Custode della reliquia del beato Rosario Livatino e referente per la peregrinatio è don Gero Manganello, sacerdote dell’arcidiocesi di Agrigento, che a Vatican News spiega cosa insegna il percorso di vita del giudice siciliano e quale testimonianza di fede ha offerto.
Rosario Livatino è stato ucciso più di trent’anni fa, il suo martirio cosa dice all’uomo di oggi?
Rosario Livatino aveva a cuore il bene dell’uomo e lottava per eliminare tutto ciò che va contro il bene dell’uomo. Lui, in quanto magistrato, nello svolgere il suo servizio, doveva lottare contro un male che si chiamava e si chiama mafia. Il suo esempio è ancora valido perché questo male lo viviamo tutt’ora in maniera particolare nei territori del Sud Italia, dov’è non c’è solo la mafia, ma anche una mentalità mafiosa, fatta di piccoli gesti, che possono sembrare insignificanti ma che in realtà fanno parte del nostro quotidiano. Dunque Livatino parla a queste situazioni che viviamo.
Un uomo, Livatino, che ha saputo vivere la sua fede nella quotidianità pur svolgendo un lavoro che lo impegnava parecchio, come imitarlo?
Livatino non viveva la fede pur lavorando, viveva la sua fede nel lavoro. Cioè, proprio il suo lavoro diventava la sua chiesa; il codice penale e tutti i testi che lui utilizzava per il lavoro diventavano gli strumenti di preghiera. Rosario Livatino vive la sua fede in maniera concreta nelle scelte che compiel, ne siamo venuti a conoscenza solamente dopo la morte che fosse un uomo di fede da alcuni scritti recuperati e da alcune testimonianze, ma lui non sfoggiava nessuna apparenza riguardo al suo cammino di fede. Abbiamo saputo che partecipava quotidianamente alla Messa nella chiesa di San Giuseppe vicino al Tribunale di Agrigento perché il parroco di quella chiesa lo vedeva arrivare ogni giorno, ma solo dopo ha scoperto che si trattava di un magistrato. E poi la sua fede viene fuori dagli scritti che abbiamo ritrovato e dalle agende. Una delle cose molto importanti è che lui, insieme al Codice Penale, teneva il Vangelo sulla sua scrivania e lo dice in maniera chiara nei suoi scritti, dove annota che il Codice Penale da solo rischierebbe di fargli condannare la persona, invece il Vangelo gli permette di salvare la persona e condannare l’errore.
La camicia che Livatino indossava il giorno in cui è stato ucciso è una reliquia in pellegrinaggio.
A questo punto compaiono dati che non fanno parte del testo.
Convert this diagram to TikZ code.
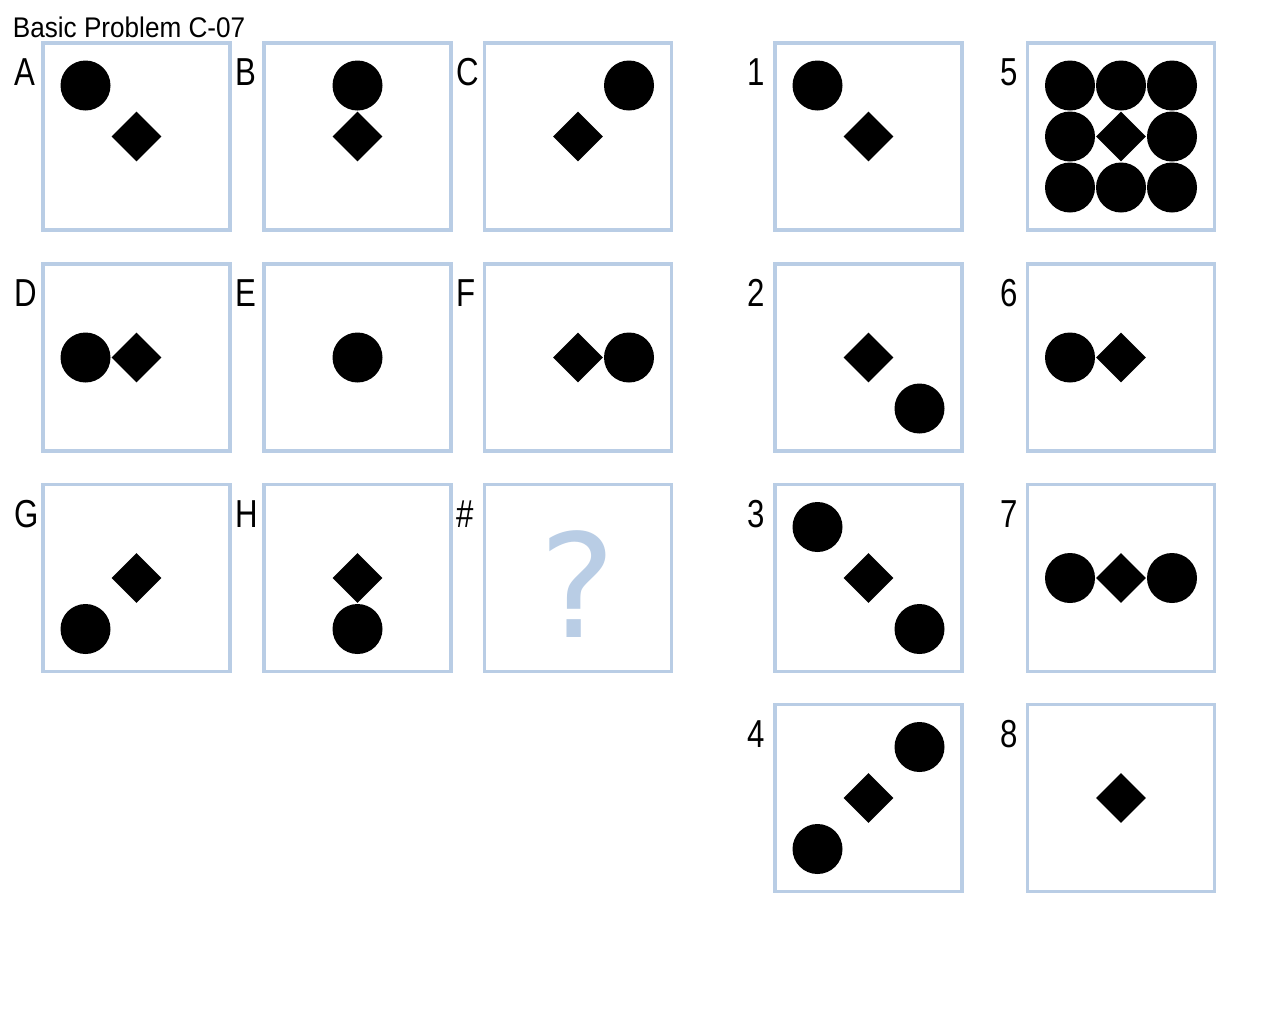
\documentclass[tikz,border=0pt]{standalone}
\usepackage{fontspec}
\setmainfont{Liberation Sans}
\newfontfamily\labfont[FakeStretch=0.8]{Liberation Sans}
\newfontfamily\titfont[FakeStretch=0.92]{Liberation Sans}
\newfontfamily\qfont{DejaVu Sans}
\usetikzlibrary{shapes.geometric,calc}
\definecolor{panelblue}{HTML}{B9CDE5}
\tikzset{
  panel/.style={draw=panelblue, line width=1.6pt, minimum size=93.5pt, inner sep=0pt, fill=white},
  dot/.style={circle, fill=black, minimum size=25pt, inner sep=0pt},
  dia/.style={diamond, fill=black, minimum width=25pt, minimum height=25pt, inner sep=0pt, shape aspect=1},
  lab/.style={anchor=base west, inner sep=0pt, font=\labfont\fontsize{19.5}{20}\selectfont},
}
\begin{document}
\begin{tikzpicture}[x=0.5pt,y=-0.5pt]
\useasboundingbox[fill=white] (0,0) rectangle (1280,1024);
\node[anchor=base west, inner sep=0pt, font=\titfont\fontsize{14.2}{15}\selectfont] (title) at (12.5,37.3) {Basic Problem C-07};
% panels
\node[panel] (pA) at (136.5,136.5) {};
\node[panel] (pB) at (357.5,136.5) {};
\node[panel] (pC) at (578,136.5) {};
\node[panel] (pD) at (136.5,357.5) {};
\node[panel] (pE) at (357.5,357.5) {};
\node[panel] (pF) at (578,357.5) {};
\node[panel] (pG) at (136.5,578) {};
\node[panel] (pH) at (357.5,578) {};
\node[panel] (pQ) at (578,578) {};
\node[panel] (p1) at (868.5,136.5) {};
\node[panel] (p2) at (868.5,357.5) {};
\node[panel] (p3) at (868.5,578) {};
\node[panel] (p4) at (868.5,798) {};
\node[panel] (p5) at (1121,136.5) {};
\node[panel] (p6) at (1121,357.5) {};
\node[panel] (p7) at (1121,578) {};
\node[panel] (p8) at (1121,798) {};
% labels
\node[lab] (lA) at (14.5,85.5) {A};
\node[lab] (lB) at (235.5,85.5) {B};
\node[lab] (lC) at (456.5,85.5) {C};
\node[lab] (lD) at (14.5,306) {D};
\node[lab] (lE) at (235.5,306) {E};
\node[lab] (lF) at (456.5,306) {F};
\node[lab] (lG) at (14.5,527) {G};
\node[lab] (lH) at (235.5,527) {H};
\node[lab] (lQ) at (456.5,527) {\#};
\node[lab] (l1) at (747.5,85.5) {1};
\node[lab] (l2) at (747.5,306) {2};
\node[lab] (l3) at (747.5,527) {3};
\node[lab] (l4) at (747.5,747) {4};
\node[lab] (l5) at (1000,85.5) {5};
\node[lab] (l6) at (1000,306) {6};
\node[lab] (l7) at (1000,527) {7};
\node[lab] (l8) at (1000,747) {8};
% A
\node[dot] (aC) at ($(pA)+(-51,-51)$) {};
\node[dia] (aD) at (pA) {};
% B
\node[dot] (bC) at ($(pB)+(0,-51)$) {};
\node[dia] (bD) at (pB) {};
% C
\node[dot] (cC) at ($(pC)+(51,-51)$) {};
\node[dia] (cD) at (pC) {};
% D
\node[dot] (dC) at ($(pD)+(-51,0)$) {};
\node[dia] (dD) at (pD) {};
% E
\node[dot] (eC) at (pE) {};
% F
\node[dia] (fD) at (pF) {};
\node[dot] (fC) at ($(pF)+(51,0)$) {};
% G
\node[dia] (gD) at (pG) {};
\node[dot] (gC) at ($(pG)+(-51,51)$) {};
% H
\node[dia] (hD) at (pH) {};
\node[dot] (hC) at ($(pH)+(0,51)$) {};
% question
\node[anchor=base, inner sep=0pt, text=panelblue, font=\qfont\fontsize{72}{76}\selectfont] (qm) at (578,637) {?};
% 1
\node[dot] (oC) at ($(p1)+(-51,-51)$) {};
\node[dia] (oD) at (p1) {};
% 2
\node[dia] (tD) at (p2) {};
\node[dot] (tC) at ($(p2)+(51,51)$) {};
% 3
\node[dot] (thC1) at ($(p3)+(-51,-51)$) {};
\node[dia] (thD) at (p3) {};
\node[dot] (thC2) at ($(p3)+(51,51)$) {};
% 4
\node[dot] (foC1) at ($(p4)+(51,-51)$) {};
\node[dia] (foD) at (p4) {};
\node[dot] (foC2) at ($(p4)+(-51,51)$) {};
% 5
\node[dot] (fiC1) at ($(p5)+(-51,-51)$) {};
\node[dot] (fiC2) at ($(p5)+(0,-51)$) {};
\node[dot] (fiC3) at ($(p5)+(51,-51)$) {};
\node[dot] (fiC4) at ($(p5)+(-51,0)$) {};
\node[dia] (fiD) at (p5) {};
\node[dot] (fiC5) at ($(p5)+(51,0)$) {};
\node[dot] (fiC6) at ($(p5)+(-51,51)$) {};
\node[dot] (fiC7) at ($(p5)+(0,51)$) {};
\node[dot] (fiC8) at ($(p5)+(51,51)$) {};
% 6
\node[dot] (sC) at ($(p6)+(-51,0)$) {};
\node[dia] (sD) at (p6) {};
% 7
\node[dot] (seC1) at ($(p7)+(-51,0)$) {};
\node[dia] (seD) at (p7) {};
\node[dot] (seC2) at ($(p7)+(51,0)$) {};
% 8
\node[dia] (eiD) at (p8) {};
\end{tikzpicture}
\end{document}
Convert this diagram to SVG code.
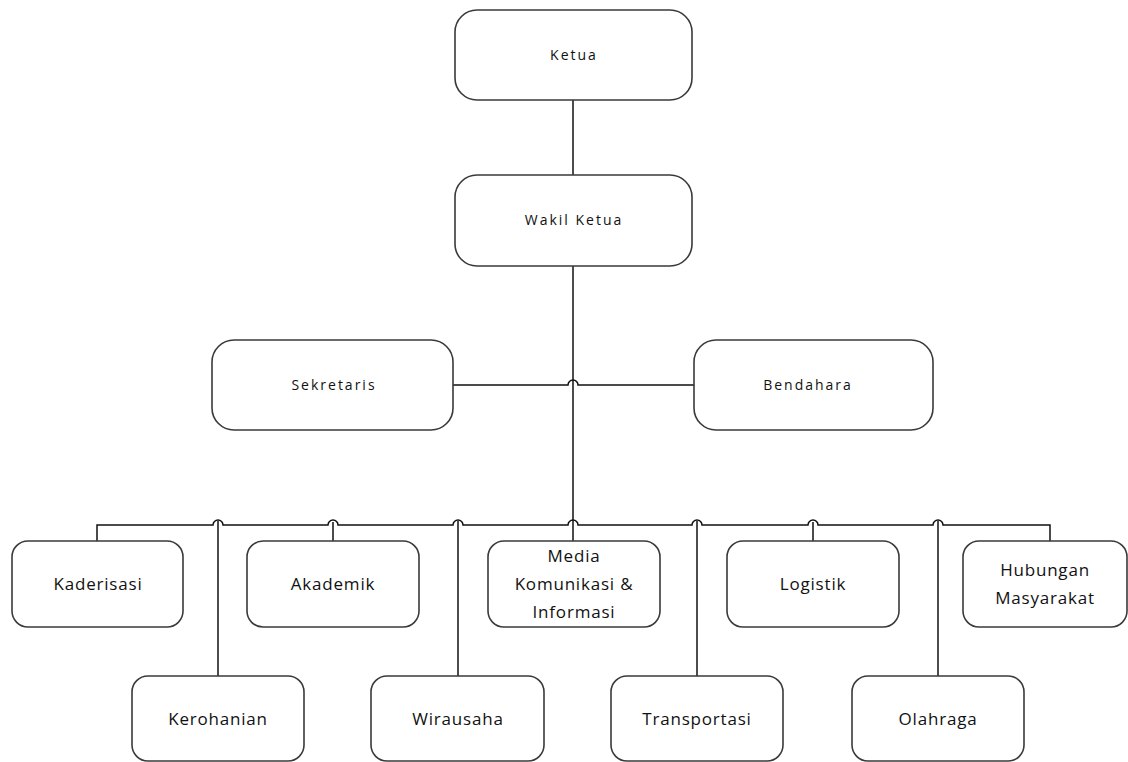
<svg xmlns="http://www.w3.org/2000/svg" width="1128" height="762" viewBox="0 0 1128 762">
<style>
.box{fill:#ffffff;stroke:#3a3a3a;stroke-width:1.6}
.t1{font-family:"Open Sans","Noto Sans",sans-serif;font-size:14px;letter-spacing:2px;fill:#111;text-anchor:middle}
.t2{font-family:"Open Sans","Noto Sans",sans-serif;font-size:17px;letter-spacing:0.8px;fill:#111;text-anchor:middle}
.ln{fill:none;stroke:#111;stroke-width:1.5}
</style>
<rect width="1128" height="762" fill="#ffffff"/>
<g id="connectors">
<path class="ln" d="M573,100 V175"/>
<path class="ln" d="M573,266 V525"/>
<path class="ln" d="M453,385 H568 a5,5 0 0 1 10,0 H694"/>
<path class="ln" d="M97,541 V525 H213 a5,5 0 0 1 10,0 H328 a5,5 0 0 1 10,0 H453 a5,5 0 0 1 10,0 H568 a5,5 0 0 1 10,0 H692 a5,5 0 0 1 10,0 H808 a5,5 0 0 1 10,0 H933 a5,5 0 0 1 10,0 H1050 V541"/>
<path class="ln" d="M333,522 V541"/>
<path class="ln" d="M573,525 V541"/>
<path class="ln" d="M813,522 V541"/>
<path class="ln" d="M218,521 V676"/>
<path class="ln" d="M458,521 V676"/>
<path class="ln" d="M697,521 V676"/>
<path class="ln" d="M938,521 V676"/>
</g>
<g id="ketua"><rect class="box" x="455" y="10" width="237" height="90" rx="22"/><text class="t1" x="574" y="60">Ketua</text></g>
<g id="wakil-ketua"><rect class="box" x="455" y="175" width="237" height="91" rx="22"/><text class="t1" x="574" y="225">Wakil Ketua</text></g>
<g id="sekretaris"><rect class="box" x="212" y="340" width="241" height="90" rx="22"/><text class="t1" x="334" y="390">Sekretaris</text></g>
<g id="bendahara"><rect class="box" x="694" y="340" width="239" height="90" rx="22"/><text class="t1" x="808" y="390">Bendahara</text></g>
<g id="kaderisasi"><rect class="box" x="12" y="541" width="171" height="86" rx="16"/><text class="t2" x="98" y="590">Kaderisasi</text></g>
<g id="akademik"><rect class="box" x="247" y="541" width="172" height="86" rx="16"/><text class="t2" x="333" y="590">Akademik</text></g>
<g id="media"><rect class="box" x="488" y="541" width="172" height="86" rx="16"/><text class="t2" x="574" y="562">Media</text><text class="t2" x="574" y="590">Komunikasi &amp;</text><text class="t2" x="574" y="618">Informasi</text></g>
<g id="logistik"><rect class="box" x="727" y="541" width="172" height="86" rx="16"/><text class="t2" x="813" y="590">Logistik</text></g>
<g id="hubungan-masyarakat"><rect class="box" x="963" y="541" width="164" height="86" rx="16"/><text class="t2" x="1045" y="576">Hubungan</text><text class="t2" x="1045" y="604">Masyarakat</text></g>
<g id="kerohanian"><rect class="box" x="132" y="676" width="172" height="85" rx="16"/><text class="t2" x="218" y="725">Kerohanian</text></g>
<g id="wirausaha"><rect class="box" x="371" y="676" width="173" height="85" rx="16"/><text class="t2" x="458" y="725">Wirausaha</text></g>
<g id="transportasi"><rect class="box" x="611" y="676" width="172" height="85" rx="16"/><text class="t2" x="697" y="725">Transportasi</text></g>
<g id="olahraga"><rect class="box" x="852" y="676" width="172" height="85" rx="16"/><text class="t2" x="938" y="725">Olahraga</text></g>
</svg>
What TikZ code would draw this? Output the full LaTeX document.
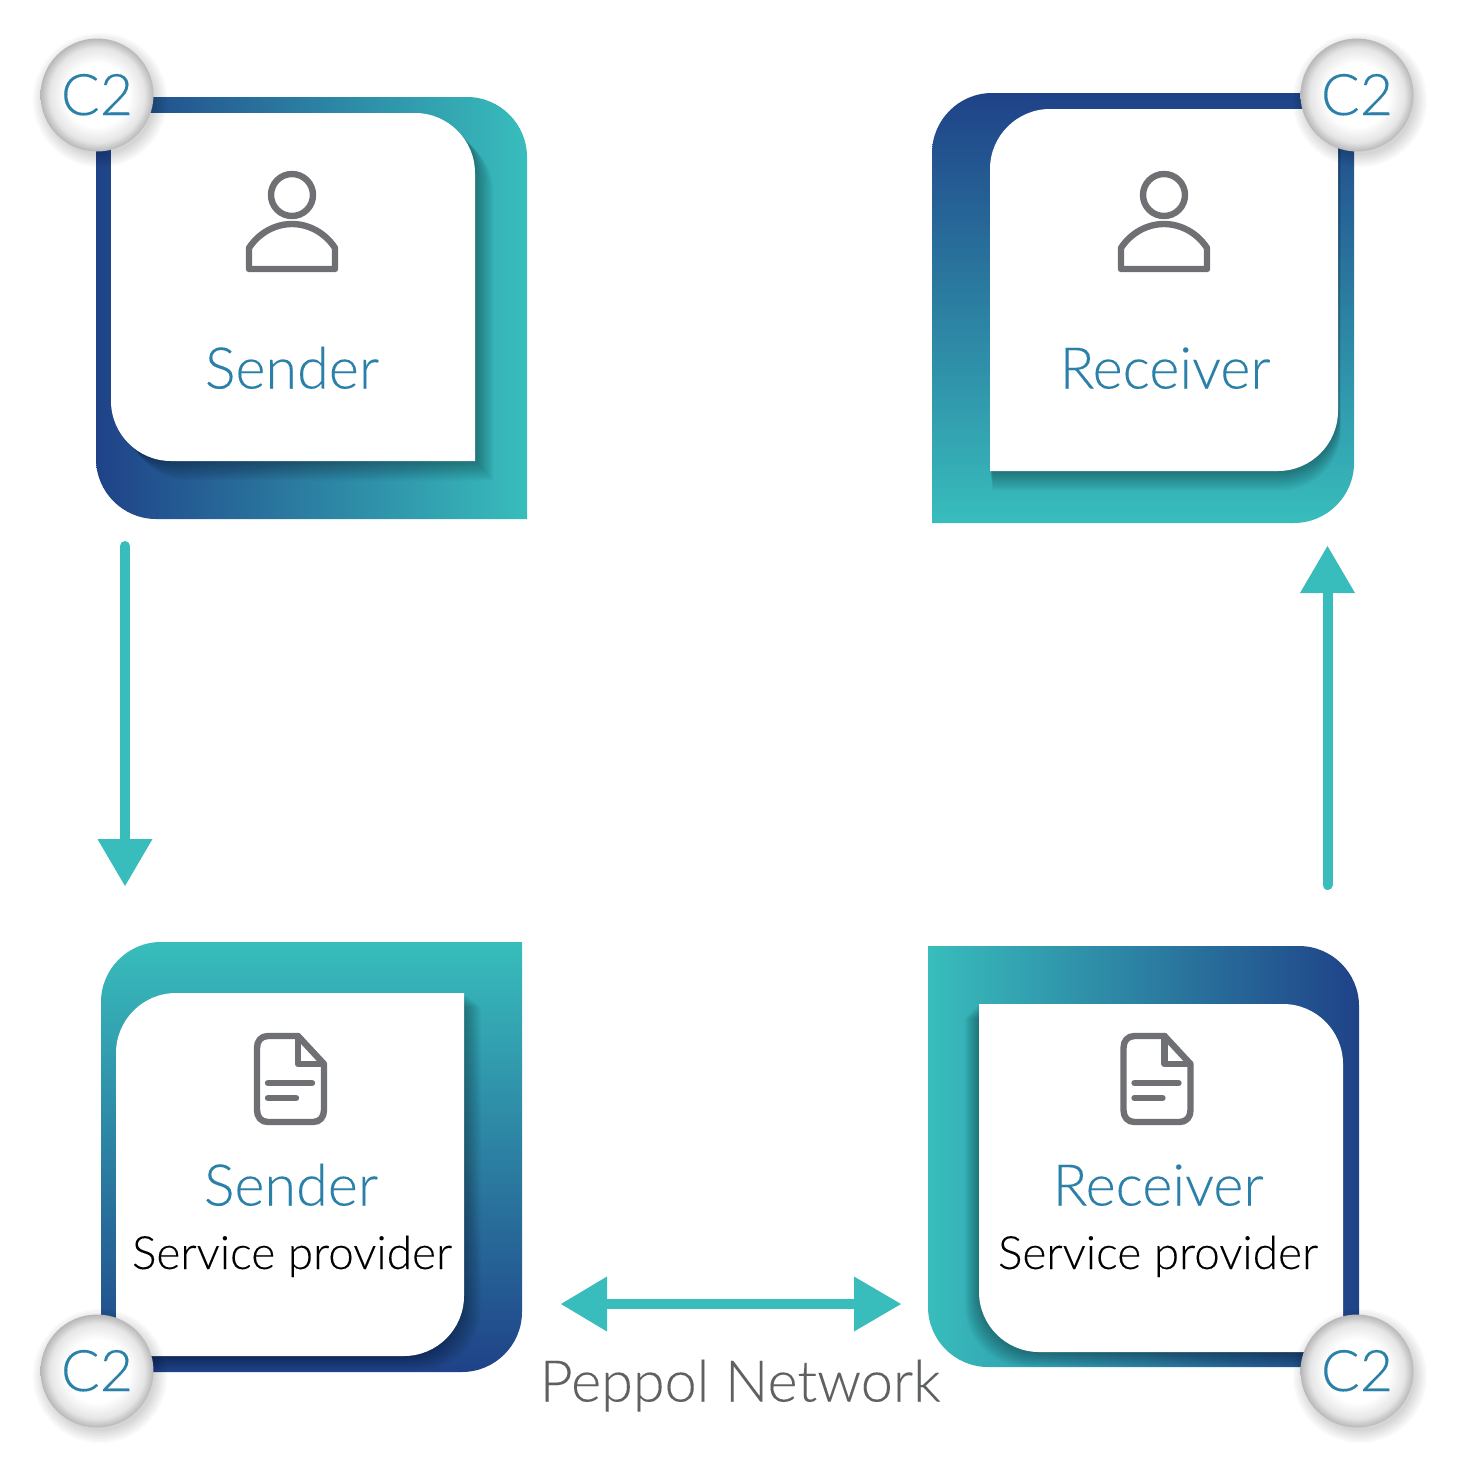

Come viene accolta nelle diocesi e nelle comunità che chiedono di ospitarla e quali frutti sta portando questo pellegrinaggio?
La reliquia, così come la figura stessa di Livatino, ci chiede di cambiare l’orizzonte e la visione di santità che abbiamo. Di solito, quando parliamo di reliquie, siamo abituati a pensare a una parte del corpo del santo, invece in questo caso si tratta di un indumento che è appartenuto al beato che è strano da vedere. È una reliquia insolita, per cui quando arriviamo in peregrinatio nelle comunità pensano alla reliquia classica, poi si avvicinano e nella maggior parte dei casi la gente rimane impressionata, perché si tratta della camicia che lui indossava il giorno del martirio, intrisa di sangue, con i fori dei proiettili evidenti. Quindi si parte con un’idea, poi si arriva davanti alla reliquia e si rimane di stucco. In maniera particolare, i ragazzi, quando andiamo nelle scuole, pensano di perdere un’ora di lezione. Quando però vengono all’incontro organizzato e arrivano davanti alla camicia, quasi non avrei bisogno nemmeno di esprimere parole, perché già la camicia parla da sola e i ragazzi rimangono colpiti da questa cosa. Quando mi ritrovo nelle scuole e comincio a raccontare determinate cose, iniziano le domande a raffica. Oltre al fatto di vedere le lacrime di commozione e di sofferenza sul volto di tanti ragazzi che sicuramente vivono nei loro contesti e che qualcuno dei ragazzi vive a livello familiare, spesso, subito dopo l’incontro in assemblea, mi capita di fermarmi in disparte e di accogliere il racconto di tanti ragazzi.
Quale messaggio portate insieme alla reliquia di Livatino?
Il messaggio che portiamo è che, innanzitutto, da una determinata mentalità si può uscire. Si può uscire stando nel nostro territorio e amandolo, amandola questa terra. E in maniera particolare, poi, la dimensione di fede aiuta a fare quel salto di qualità che altrimenti da soli non si riuscirebbe a fare. Fa trovare quel coraggio di vedere le cose in un modo diverso e di poter denunciare tutto ciò che non corrisponde al Vangelo. Per cui è possibile vivere in maniera diversa, è possibile amare l’uomo e rispettarlo nella sua dignità.